The Tell-Tale Horse
A Novel
-
- $12.99
Publisher Description
The hunt is on in this new installment of Rita Mae Brown’s clever and engaging series. Only instead of chasing foxes into their dens, the locals must track down a killer and save the life of one of the most beloved folks in town.
It’s February, prime foxhunting season for the members of Virginia’s Jefferson Hunt Club. The girls at Custis Hall are finishing their last semester before heading off to college, the entrepreneurially shrewd Crawford Howard is still smarting from January’s breech in hound etiquette, and the Casanova Hunt Club is hosting their annual ball. New neighbors bring new friendships, and romance is in the air.
Then a shocking event alarms the community. A woman is found brutally murdered, stripped naked, and meticulously placed atop a horse statue outside a tack shop. The theft of a treasured foxhunting prize inside the store may be linked to the grisly scene, and everyone is on edge.
With few clues to go on, “Sister” Jane Arnold, master of the Jefferson Hunt Club, uses her fine-tuned horse sense to try to solve the mystery of this “Lady Godiva” murder. The septuagenarian still has a strong spring in her step and her wits about her, but that may not be enough. As Sister gets closer to the truth, she could become the killer’s next victim.

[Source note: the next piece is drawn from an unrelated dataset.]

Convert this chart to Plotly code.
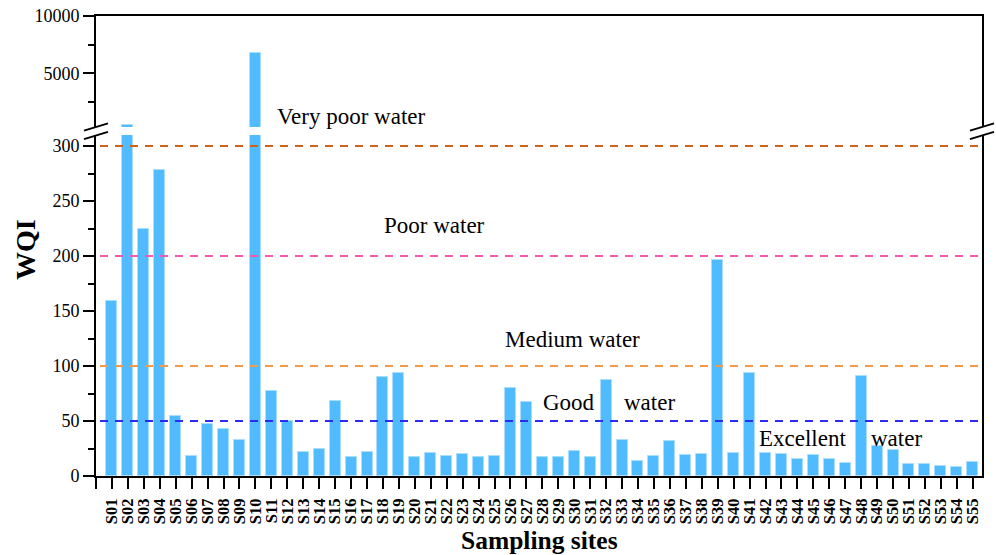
import plotly.graph_objects as go

# Water quality index per sampling site
sites = [f"S{i:02d}" for i in range(1, 56)]
wqi = [159, 490, 225, 278, 55, 18, 47, 43, 33, 6750,
       77, 50, 22, 25, 68.5, 17.5, 21.5, 90, 93.5, 17,
       21, 18, 20, 17.3, 18.2, 80, 67.6, 17, 17.3, 22.4,
       17.3, 87.4, 33, 14, 18.5, 31.8, 19.4, 19.7, 196, 21,
       93.4, 21, 20.3, 15.8, 19.4, 15.8, 11.5, 91, 27.6, 23.4,
       10.9, 10.6, 9.1, 8.5, 12.7]

# Class thresholds and their dashed-line colours
thresholds = [50, 100, 200, 300]
threshold_colors = ["#2B2BF2", "#F39A4A", "#F55AAE", "#CF621C"]

# Class names: (text, x position, y value, panel)
class_labels = [
    ("Very poor water", 11.23, 1250, "y2"),
    ("Poor water", 17.94, 228, "y"),
    ("Medium water", 25.53, 124, "y"),
    ("Good", 27.9, 67, "y"),
    ("water", 33.0, 67, "y"),
    ("Excellent", 41.47, 34, "y"),
    ("water", 48.5, 34, "y"),
]

BREAK_LOW, BREAK_HIGH = 310, 10000

x_pos = list(range(1, len(sites) + 1))
# Only values above the break reach the upper panel
wqi_upper = [v if v > BREAK_LOW else None for v in wqi]

W, H = 996, 555
ML, MR, MT, MB = 96, 14, 16, 79
PW, PH = W - ML - MR, H - MT - MB


def px_x(p):
    return (p - ML) / PW


def px_y(p):
    return (H - MB - p) / PH


low_dom = [0, px_y(135)]
up_dom = [px_y(127), 1]

FONT = "Liberation Serif, Times New Roman, serif"
bar_color = "#50BBFE"
edge = dict(color="#A9DEFF", width=1)

tick_y_font = dict(family=FONT, size=18, color="black")
tick_x_font = dict(family=FONT, size=16.5, color="black", weight="bold")

fig = go.Figure()
fig.add_trace(go.Bar(x=x_pos, y=wqi, xaxis="x", yaxis="y", width=0.69,
                     marker=dict(color=bar_color, line=edge),
                     showlegend=False, hoverinfo="x+y"))
fig.add_trace(go.Bar(x=x_pos, y=wqi_upper, xaxis="x2", yaxis="y2", width=0.69,
                     marker=dict(color=bar_color, line=edge),
                     showlegend=False, hoverinfo="x+y"))

line_style = dict(showline=True, linecolor="black", linewidth=2,
                  showgrid=False, zeroline=False, automargin=False)
tick_style = dict(ticks="outside", ticklen=11, tickwidth=2, tickcolor="black")

fig.update_layout(
    template="none",
    font=dict(family=FONT, size=17, color="black"),
    width=W, height=H,
    margin=dict(l=ML, r=MR, t=MT, b=MB, autoexpand=False),
    paper_bgcolor="white", plot_bgcolor="white",
    bargap=0,
    xaxis=dict(domain=[0, 1], anchor="y", range=[0, 55.58],
               tickmode="array",
               tickvals=list(range(0, 56)), ticktext=[""] + sites,
               tickangle=-90, tickfont=tick_x_font, ticklabelstandoff=3,
               **line_style, **tick_style),
    xaxis2=dict(domain=[0, 1], anchor="y2", matches="x", side="top",
                ticks="", showticklabels=False, **line_style),
    yaxis=dict(domain=low_dom, anchor="x", range=[0, BREAK_LOW],
               tickmode="linear", dtick=50, tick0=0, mirror=True,
               tickfont=tick_y_font, tickformat="d",
               minor=dict(dtick=25, tick0=0, ticklen=6, tickwidth=2,
                          tickcolor="black", ticks="outside", showgrid=False),
               **line_style, **tick_style),
    yaxis2=dict(domain=up_dom, anchor="x2", range=[BREAK_LOW, BREAK_HIGH],
                tickmode="linear", dtick=5000, tick0=0, mirror=True,
                tickfont=tick_y_font, tickformat="d",
                minor=dict(dtick=2500, tick0=0, ticklen=6, tickwidth=2,
                           tickcolor="black", ticks="outside", showgrid=False),
                **line_style, **tick_style),
)

# Dashed class boundaries
for lvl, col in zip(thresholds, threshold_colors):
    fig.add_shape(type="line", xref="paper", yref="y", x0=px_x(100), x1=1,
                  y0=lvl, y1=lvl, line=dict(color=col, width=2, dash="8px,7px"),
                  layer="above")

# Axis break marks on both sides
for cx in (96, 982):
    for cy in (127, 135.5):
        fig.add_shape(type="line", xref="paper", yref="paper",
                      x0=px_x(cx - 12), y0=px_y(cy + 3.6),
                      x1=px_x(cx + 12), y1=px_y(cy - 3.6),
                      line=dict(color="black", width=2))

for text, xv, yv, yr in class_labels:
    fig.add_annotation(text=text, x=xv, y=yv, xref="x", yref=yr,
                       xanchor="left", yanchor="middle", showarrow=False,
                       font=dict(family=FONT, size=23, color="black"))

# Axis titles
fig.add_annotation(text="WQI", x=px_x(26), y=px_y(250), xref="paper", yref="paper",
                   textangle=-90, showarrow=False, xanchor="center", yanchor="middle",
                   font=dict(family=FONT, size=28, color="black", weight="bold"))
fig.add_annotation(text="Sampling sites", x=px_x(539), y=px_y(540),
                   xref="paper", yref="paper", showarrow=False,
                   xanchor="center", yanchor="middle",
                   font=dict(family=FONT, size=25.5, color="black", weight="bold"))

fig.write_html("out.html")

But humans aren’t the only ones equipped to sniff out the trail. The local foxes, horses, and hounds have their own theories on the whodunit. If only these peculiar people could just listen to them, they’d see that the killer might be right under their oblivious noses.
Once again, this charming southern community finds itself caught up in a bone-chilling tale of murder and greed. It’s up to everyone, two- and four-legged alike, to band together, beat the bushes, and bring to bay the evil forces that have declared the Jefferson Hunt Club fair game–because foul play is never in season.
PUBLISHERS WEEKLY
Enlivened by a large cast of familiar two- and four-legged characters, "Sister" Jane Arnold's sixth adventure in Virginia hunt country (after 2006's The Hounds and the Fury) opens with the discovery of a nude female corpse tied to an equine shop fixture. The Jefferson Hunt community is appropriately distressed, but master of foxhounds Sister really gets outraged when a valuable trophy goes missing and then turns up in her stable. Suspects abound among the well-heeled and well-mounted but rather undeveloped members of the hunt. Brown's well-researched descriptions of hunting will please aficionados who don't mind her talking-animal conceit, but otherwise the prose is undistinguished; the "useful terms" section at the back is almost superfluous, though the exhaustive dramatis personae in the front is not. The tale is mostly carried by its unusual setting and a rather cozy plot featuring high-tech and financial wizardry. Author tour.